The output data strengthen the compression argument. By 2025 Q3, computer systems design output was 12.6% above its January 2024 level, while aggregate hours were 1.9% lower. Information output was 11.6% higher, while aggregate hours were 1.2% lower. That is not what a plain downturn looks like. In a demand slump, output and hours usually weaken together.
The pattern is closer to a productivity transition, though the data do not identify the technology responsible. Companies in these industries have been investing heavily in software, cloud infrastructure and generative AI tools, while also pushing cost discipline. When output rises and hours fall, the same volume of work is being produced with less measured labor input. That can come from automation, from better tools for existing staff, from outsourcing, from higher-skilled worker mix, or from stopping low-return projects.
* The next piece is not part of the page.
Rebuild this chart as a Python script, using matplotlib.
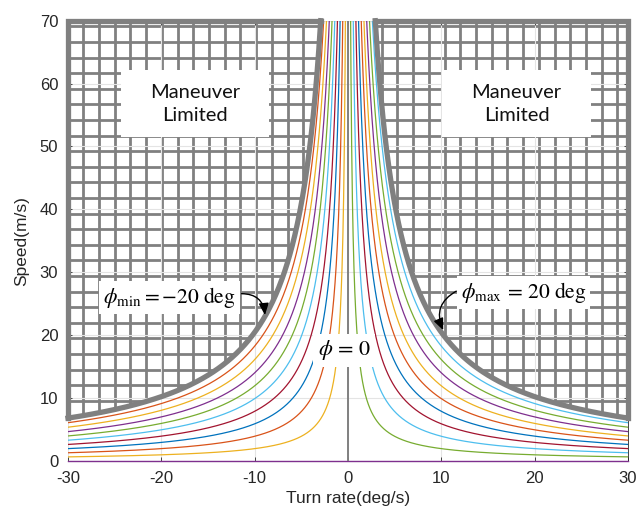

For workers, the distinction is practical. A company does not need to announce an AI layoff for AI to change the job market. It can slow replacement hiring, ask fewer workers to handle more output, shift junior work to software, and keep payroll spending concentrated on experienced staff. Those changes lower entry points into white-collar careers before they produce a visible jump in unemployment.
The official data therefore answer the first part of the question with a narrow claim. AI-exposed sectors have not collapsed. They have become less labor-intensive. The burden of proof now moves to 2026: whether the early-year announcements and corporate language mark a new step down in employment, or simply continue a compression cycle already underway in 2024 and 2025.